但作为史迪威来说,他的行为也有合乎逻辑的道理。他对蒋介石没有好感,他担心蒋利用美国的军事援助装备自己的嫡系部队,消极作战,保存实力,以在战后对付中共和国民党内的异己势力,担心美国援助的物资会被中国政府的官僚和军队的将领贪污挪用,甚至对蒋能否坚持抗战到底、会不会像汪精卫那样与日媾和也心存疑虑,他对中国军官的素质和部队的战斗力也极为不满,除非他看出蒋介石有政治改革的决心,有望在战后建立一个符合美国宪政理念的民主政府,并且授予他指挥中国战区军队的全权,在军事和经济援助上,他不会满足蒋的奢求。
缺少前瞻性的战略思考
说到缺少前瞻性的战略考量,中美双方都一样短视。他们在合作之初,只想到如何让对方配合自己作战,增强自己的实力,美国军方尤其自私,只想付出最小的军援、牺牲最少的士兵、获取最大的战果,而不顾双方长远的国家利益和战略需求。

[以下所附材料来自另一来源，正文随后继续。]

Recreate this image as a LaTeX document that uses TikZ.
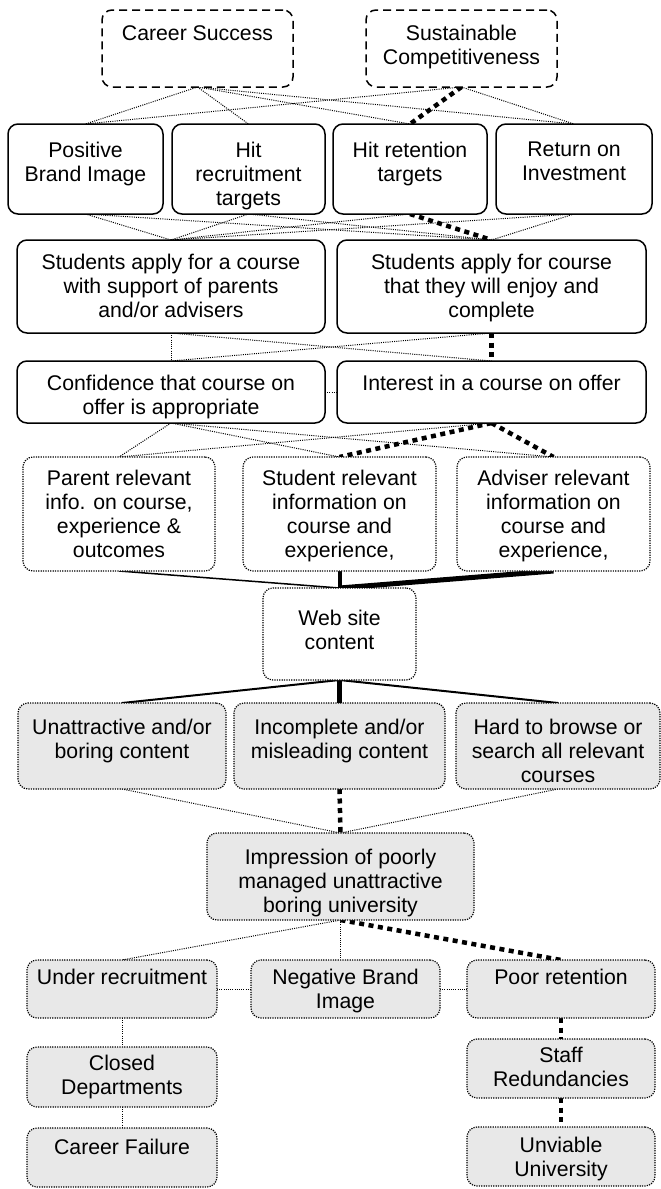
\documentclass[tikz,border=0pt]{standalone}
\usepackage{fontspec}
\setmainfont{Liberation Sans}
\usetikzlibrary{backgrounds}
\definecolor{boxgray}{RGB}{232,232,232}
\newcommand\bx[8]{%
  \node[#1, anchor=north west, outer sep=0pt, inner sep=0pt,
        minimum width={(#5-#3)*1pt}, minimum height={(#6-#4)*1pt}] (#2) at (#3,#4) {};
  \node[txt, anchor=north] (#2t) at ({(#3+#5)/2},{#7-8}) {#8};}
\begin{document}
\begin{tikzpicture}[x=1pt,y=-1pt,
  txt/.style={font=\fontsize{21.25}{24}\selectfont, align=center, inner sep=0pt,
              execute at begin node={\rule{0pt}{15.7pt}}},
  solidbox/.style={draw, line width=1.5pt, rounded corners=10pt, fill=white},
  dashbox/.style={draw, line width=1.5pt, dash pattern=on 8pt off 5pt, rounded corners=10pt, fill=white},
  dotbox/.style={draw, line width=1.2pt, dash pattern=on 1.2pt off 1.2pt, rounded corners=10pt, fill=white},
  graybox/.style={dotbox, fill=boxgray},
  thinlink/.style={line width=1pt, dash pattern=on 1pt off 1.2pt},
  thicklink/.style={line width=4.5pt, dash pattern=on 5pt off 4.5pt},
  sollink/.style={line width=#1},
]
\useasboundingbox (0,0) rectangle (661,1189);

\bx{dashbox}{cs}{102}{10}{293}{87}{33}{Career Success}
\bx{dashbox}{sc}{366}{10}{557}{87}{33}{Sustainable\\Competitiveness}
\bx{solidbox}{pbi}{8}{124}{163}{214}{150}{Positive\\Brand Image}
\bx{solidbox}{hrec}{172}{124}{325}{214}{150}{Hit\\recruitment\\targets}
\bx{solidbox}{hret}{333}{124}{487}{214}{150}{Hit retention\\targets}
\bx{solidbox}{roi}{496}{124}{652}{214}{150}{Return on\\Investment}
\bx{solidbox}{sal}{17}{240}{325}{333}{262}{Students apply for a course\\with support of parents\\and/or advisers}
\bx{solidbox}{sar}{337}{240}{646}{333}{262}{Students apply for course\\that they will enjoy and\\complete}
\bx{solidbox}{conf}{17}{361}{325}{423}{383}{Confidence that course on\\offer is appropriate}
\bx{solidbox}{intr}{337}{361}{646}{423}{383}{Interest in a course on offer}
\bx{dotbox}{par}{23}{457}{215}{571}{478}{Parent relevant\\info. on course,\\experience \&\\outcomes}
\bx{dotbox}{stu}{243}{457}{436}{571}{478}{Student relevant\\information on\\course and\\experience,}
\bx{dotbox}{adv}{457}{457}{650}{571}{478}{Adviser relevant\\information on\\course and\\experience,}
\bx{dotbox}{web}{263}{588}{416}{680}{618}{Web site\\content}
\bx{graybox}{una}{18}{703}{226}{789}{727}{Unattractive and/or\\boring content}
\bx{graybox}{inc}{234}{703}{445}{789}{727}{Incomplete and/or\\misleading content}
\bx{graybox}{hard}{456}{703}{660}{789}{727}{Hard to browse or\\search all relevant\\courses}
\bx{graybox}{imp}{207}{833}{474}{920}{857}{Impression of poorly\\managed unattractive\\boring university}
\bx{graybox}{ur}{27}{960}{217}{1018}{977}{Under recruitment}
\bx{graybox}{nbi}{251}{960}{440}{1018}{977}{Negative Brand\\Image}
\bx{graybox}{pr}{467}{960}{655}{1018}{977}{Poor retention}
\bx{graybox}{cd}{27}{1047}{217}{1107}{1063}{Closed\\Departments}
\bx{graybox}{sr}{467}{1039}{655}{1098}{1055}{Staff\\Redundancies}
\bx{graybox}{cf}{27}{1128}{217}{1187}{1147}{Career Failure}
\bx{graybox}{uu}{467}{1127}{655}{1186}{1145}{Unviable\\University}

\begin{pgfonlayer}{background}
% row 1 - row 2
\draw[thinlink] (cs.south) -- (pbi.north);
\draw[thinlink] (cs.south) -- (hrec.north);
\draw[thinlink] (cs.south) -- (hret.north);
\draw[thinlink] (cs.south) -- (roi.north);
\draw[thinlink] (sc.south) -- (pbi.north);
\draw[thinlink] (sc.south) -- (roi.north);
\draw[thicklink] (sc.south) -- (hret.north);
% row 2 - row 3
\draw[thinlink] (pbi.south) -- (sal.north);
\draw[thinlink] (hrec.south) -- (sal.north);
\draw[thinlink] (hret.south) -- (sal.north);
\draw[thinlink] (roi.south) -- (sal.north);
\draw[thinlink] (pbi.south) -- (sar.north);
\draw[thinlink] (hrec.south) -- (sar.north);
\draw[thinlink] (roi.south) -- (sar.north);
\draw[thicklink] (hret.south) -- (sar.north);
% row 3 - row 4
\draw[thinlink] (sal.south) -- (conf.north);
\draw[thinlink] (sal.south) -- (intr.north);
\draw[thinlink] (sar.south) -- (conf.north);
\draw[thicklink] (sar.south) -- (intr.north);
\draw[thinlink] (conf.east) -- (intr.west);
% row 4 - row 5
\draw[thinlink] (conf.south) -- (par.north);
\draw[thinlink] (conf.south) -- (stu.north);
\draw[thinlink] (conf.south) -- (adv.north);
\draw[thinlink] (intr.south) -- (par.north);
\draw[thicklink] (intr.south) -- (stu.north);
\draw[thicklink] (intr.south) -- (adv.north);
% row 5 - web
\draw[sollink=1.5pt] (par.south) -- (web.north);
\draw[sollink=4pt] (stu.south) -- (web.north);
\draw[sollink=5pt] (adv.south) -- (web.north);
% web - row 7
\draw[sollink=2pt] (web.south) -- (una.north);
\draw[sollink=4.5pt] (web.south) -- (inc.north);
\draw[sollink=2pt] (web.south) -- (hard.north);
% row 7 - impression
\draw[thinlink] (una.south) -- (imp.north);
\draw[thicklink] (inc.south) -- (imp.north);
\draw[thinlink] (hard.south) -- (imp.north);
% impression - row 9
\draw[thinlink] (imp.south) -- (ur.north);
\draw[thinlink] (imp.south) -- (imp.south |- nbi.north);
\draw[thicklink] (imp.south) -- (pr.north);
\draw[thinlink] (ur.east) -- (nbi.west);
\draw[thinlink] (nbi.east) -- (pr.west);
% lower chains
\draw[thinlink] (ur.south) -- (cd.north);
\draw[thinlink] (cd.south) -- (cf.north);
\draw[thicklink] (pr.south) -- (sr.north);
\draw[thicklink] (sr.south) -- (uu.north);
\end{pgfonlayer}
\end{tikzpicture}
\end{document}
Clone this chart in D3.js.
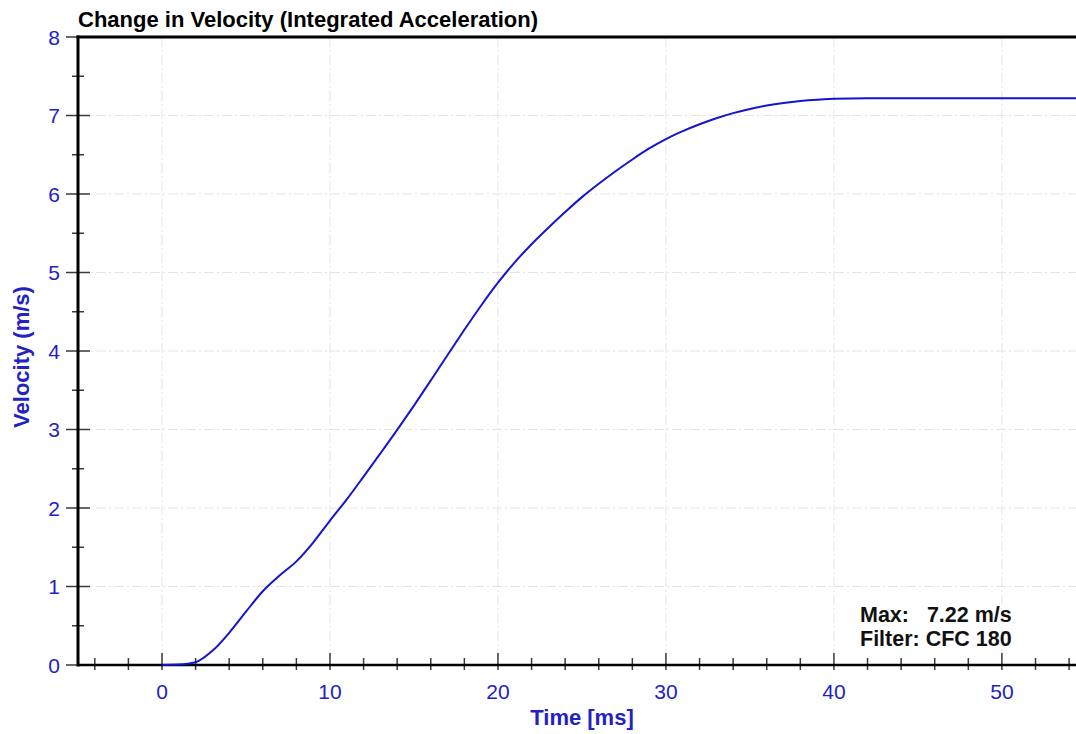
<!DOCTYPE html>
<html>
<head>
<meta charset="utf-8">
<script src="https://cdn.jsdelivr.net/npm/d3@7"></script>
<style>
  body { margin: 0; background: #fff; }
  svg { display: block; font-family: "Liberation Sans", Arial, sans-serif; }
</style>
</head>
<body>
<svg id="chart" width="1076" height="734"></svg>
<script>
// time [ms] and integrated velocity [m/s]
const timeMs = [0, 1, 2, 3, 4, 5, 6, 7, 8, 9, 10, 11, 12, 13, 14, 15, 16, 17, 18, 19, 20,
  21, 22, 23, 24, 25, 26, 27, 28, 29, 30, 31, 32, 33, 34, 35, 36, 37, 38, 39, 40, 41, 42,
  44, 46, 48, 50, 52, 54, 55];
const velocity = [0, 0.005, 0.035, 0.18, 0.41, 0.68, 0.94, 1.14, 1.32, 1.56, 1.84, 2.11, 2.40,
  2.695, 2.995, 3.305, 3.625, 3.95, 4.27, 4.58, 4.87, 5.13, 5.36, 5.57, 5.77, 5.96, 6.13, 6.29,
  6.44, 6.58, 6.70, 6.80, 6.888, 6.965, 7.03, 7.084, 7.127, 7.16, 7.185, 7.202, 7.212, 7.218,
  7.22, 7.22, 7.22, 7.22, 7.22, 7.22, 7.22, 7.22];

const xMajor = [0, 10, 20, 30, 40, 50];
const yMajor = [0, 1, 2, 3, 4, 5, 6, 7, 8];

const titleText = "Change in Velocity (Integrated Acceleration)";
const xTitle = "Time [ms]";
const yTitle = "Velocity (m/s)";
const notes = ["Max:   7.22 m/s", "Filter: CFC 180"];

const blue = "#2222c4";
const lineBlue = "#1414d2";

let svg = d3.select("#chart");

let canvas = {
  "left": 78,
  "right": 1077,
  "top": 37,
  "bottom": 665
};

let x = d3.scaleLinear().domain([-5, 54.47]).range([canvas.left, canvas.right]);
let y = d3.scaleLinear().domain([0, 8]).range([canvas.bottom, canvas.top]);

let data = timeMs.map((t, i) => ({t: t, v: velocity[i]}));

// grid
let grid = svg.append("g").attr("stroke", "#e4e4e4").attr("stroke-width", 1)
  .attr("stroke-dasharray", "10,3,2,3");

grid.selectAll(".gx")
  .data(xMajor)
  .join("line")
  .attr("x1", d => x(d)).attr("x2", d => x(d))
  .attr("y1", canvas.top).attr("y2", canvas.bottom);

grid.selectAll(".gy")
  .data(yMajor.filter(d => d > 0 && d < 8))
  .join("line")
  .attr("x1", canvas.left).attr("x2", canvas.right)
  .attr("y1", d => y(d)).attr("y2", d => y(d));

// minor / major ticks
let yMinor = d3.range(0.5, 8, 1);
let xMinor = d3.range(-4, 55, 2).filter(d => d % 10 !== 0);

let ticks = svg.append("g").attr("stroke", "#3a3a3a").attr("stroke-width", 1.5);

ticks.selectAll(".ym")
  .data(yMajor)
  .join("line")
  .attr("x1", canvas.left - 12).attr("x2", canvas.left + 12)
  .attr("y1", d => y(d)).attr("y2", d => y(d));

ticks.selectAll(".yn")
  .data(yMinor)
  .join("line")
  .attr("x1", canvas.left - 6).attr("x2", canvas.left + 6)
  .attr("y1", d => y(d)).attr("y2", d => y(d));

ticks.selectAll(".xm")
  .data(xMajor)
  .join("line")
  .attr("x1", d => x(d)).attr("x2", d => x(d))
  .attr("y1", canvas.bottom - 12).attr("y2", canvas.bottom + 5);

ticks.selectAll(".xn")
  .data(xMinor)
  .join("line")
  .attr("x1", d => x(d)).attr("x2", d => x(d))
  .attr("y1", canvas.bottom - 7).attr("y2", canvas.bottom + 5);

// tick labels
svg.append("g")
  .selectAll("text")
  .data(yMajor)
  .join("text")
  .attr("x", canvas.left - 18)
  .attr("y", d => y(d) + 7.5)
  .attr("text-anchor", "end")
  .attr("font-size", "21px")
  .attr("fill", blue)
  .text(d => d);

svg.append("g")
  .selectAll("text")
  .data(xMajor)
  .join("text")
  .attr("x", d => x(d))
  .attr("y", canvas.bottom + 34)
  .attr("text-anchor", "middle")
  .attr("font-size", "21px")
  .attr("fill", blue)
  .text(d => d);

// axis frame
svg.append("line")
  .attr("x1", canvas.left).attr("x2", canvas.left)
  .attr("y1", canvas.top - 1.5).attr("y2", canvas.bottom + 1.5)
  .attr("stroke", "#000").attr("stroke-width", 3);

svg.append("line")
  .attr("x1", canvas.left).attr("x2", canvas.right)
  .attr("y1", canvas.bottom).attr("y2", canvas.bottom)
  .attr("stroke", "#000").attr("stroke-width", 2.5);

svg.append("line")
  .attr("x1", canvas.left - 1.5).attr("x2", canvas.right)
  .attr("y1", canvas.top).attr("y2", canvas.top)
  .attr("stroke", "#000").attr("stroke-width", 3);

// velocity curve
let line = d3.line()
  .x(d => x(d.t))
  .y(d => y(d.v))
  .curve(d3.curveMonotoneX);

svg.append("path")
  .datum(data)
  .attr("fill", "none")
  .attr("stroke", lineBlue)
  .attr("stroke-width", 2)
  .attr("d", line);

// titles
svg.append("text")
  .attr("x", canvas.left)
  .attr("y", 27)
  .attr("font-size", "22px")
  .attr("font-weight", "bold")
  .attr("fill", "#000")
  .text(titleText);

svg.append("text")
  .attr("x", 582)
  .attr("y", 725)
  .attr("text-anchor", "middle")
  .attr("font-size", "22px")
  .attr("font-weight", "bold")
  .attr("fill", blue)
  .text(xTitle);

svg.append("text")
  .attr("transform", `translate(29, ${(canvas.top + canvas.bottom) / 2 + 6}) rotate(-90)`)
  .attr("text-anchor", "middle")
  .attr("font-size", "22px")
  .attr("font-weight", "bold")
  .attr("fill", blue)
  .text(yTitle);

svg.append("g")
  .selectAll("text")
  .data(notes)
  .join("text")
  .attr("x", 860)
  .attr("y", (d, i) => 622 + i * 24)
  .attr("font-size", "21.5px")
  .attr("font-weight", "bold")
  .attr("fill", "#111")
  .attr("xml:space", "preserve")
  .style("white-space", "pre")
  .text(d => d);
</script>
</body>
</html>
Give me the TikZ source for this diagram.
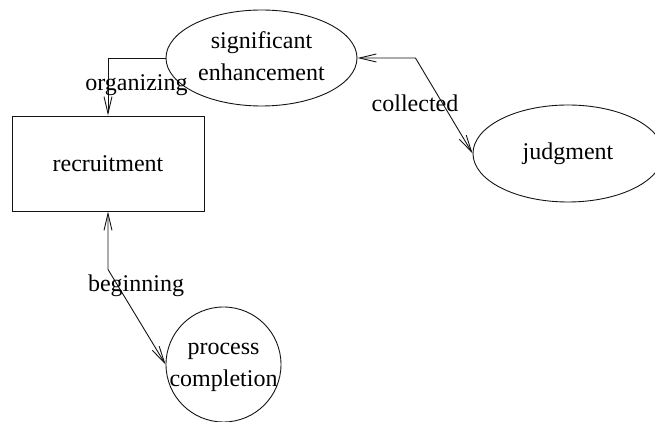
\documentclass[tikz,border=0pt]{standalone}
\usepackage{fontspec}
\setmainfont{Liberation Serif}
\usepackage{xcolor}
\usetikzlibrary{shapes.geometric,arrows.meta,positioning}
\definecolor{orgLine}{RGB}{20,20,20}
\newcommand{\zw}[1]{\makebox[0pt]{\begin{tabular}{@{}c@{}}#1\end{tabular}}}
\tikzset{
  orgrect/.style={rectangle, draw=orgLine, line width=0.45pt, minimum width=96pt, minimum height=47.5pt,
    align=center, inner sep=0pt},
  orgellipse/.style={ellipse, draw=orgLine, line width=0.45pt, minimum width=95.5pt, minimum height=48pt,
    inner sep=0pt},
  orgcircle/.style={circle, draw=orgLine, line width=0.45pt, minimum size=57.5pt, inner sep=0pt},
  edgelabel/.style={inner sep=1pt},
  linkarrow/.style={-{Straight Barb[length=8.5pt,width=4pt]}, draw=orgLine, line width=0.45pt},
  bilinkarrow/.style={{Straight Barb[length=8.5pt,width=4pt]}-{Straight Barb[length=8.5pt,width=4pt]}, draw=orgLine, line width=0.45pt},
}

\begin{document}
\begin{tikzpicture}[x=0.5pt,y=-0.5pt, font=\fontsize{12}{16}\selectfont]
  \useasboundingbox (0,0) rectangle (655,422);

  \node[orgrect] (recruit) at (108,163.5) {recruitment};
  \node[orgellipse] (enhance) at (261.5,58) {\zw{significant\\enhancement}};
  \node[orgellipse, minimum width=95pt, minimum height=48.5pt] (judge) at (568,153.5) {\zw{judgment}};
  \node[orgcircle] (complete) at (223.5,364.5) {\zw{process\\completion}};

  \draw[linkarrow] (enhance.west) -| (recruit.north);
  \node[edgelabel] (lorg) at (136.5,85) {organizing};

  \draw[bilinkarrow] (enhance.east) -- ++(58,0) -- (judge.west);
  \node[edgelabel] (lcol) at (415,103) {collected};

  \draw[bilinkarrow] (recruit.south) -- ++(0,58) -- (complete.west);
  \node[edgelabel] (lbeg) at (136,286) {beginning};
\end{tikzpicture}
\end{document}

蒋介石希望美国能以军事同盟国领袖的地位,像对待斯大林、丘吉尔那样,平等地有尊严地对待自己,希望美国能像援助苏联和英国那样慷慨地援助自己,大幅提升国军的武器装备、训练水平和战斗力,并提供巨额资金拯救濒临崩溃的经济,俾使战后他有军事和经济实力真正统一中国。
而美国对战后东亚的战略格局和中国在地缘政治中的角色定位,显然考量不足,统观太平洋战争期间罗斯福总统处理对华事务,看不出他有过一个明确而系统的对华政策,他经常在个人亲信、国务院和军方之间摇摆不定,有时疑虑,有时暧昧,有时明白,有时糊涂,有时迂缓,有时操切,有时充当协调人,有时充当救火队员,有时又成了背叛者,在抗战即将胜利的关键时刻,竟做了出卖中国利益的不义行为,雅尔塔协议就是一例,为了减少美军在日本本土登陆作战时的伤亡,他背着中国与苏联签订密约,牺牲中国在东北的权益,换取苏联出兵。这是中美结成军事同盟以来美国对中国的最大背叛,损人而不利己,苏联先是利用占据东北之机拒绝“国军”接收,积极武装和支持中共,美国竭力欲使国共建立联合政府的努力因此失败,马歇尔调停国共内战的努力也以失败告终,最终导致了蒋介石政权的垮台;随后,苏联支持金日成进攻韩国,美国又在朝鲜战败,六十年代,美国又在越南战场上失败;二战之后美国在亚洲的一连串失败,追根溯源,无不有雅尔塔的影子,真可谓自食其果。
弱国与强国结盟,没有实力,就没有筹码,不是被人利用,就是沦为大国之间政治博弈的牺牲品。齐先生这本书,真是一部活生生的中美外交关系史教科书,鉴往知来,岂无益乎?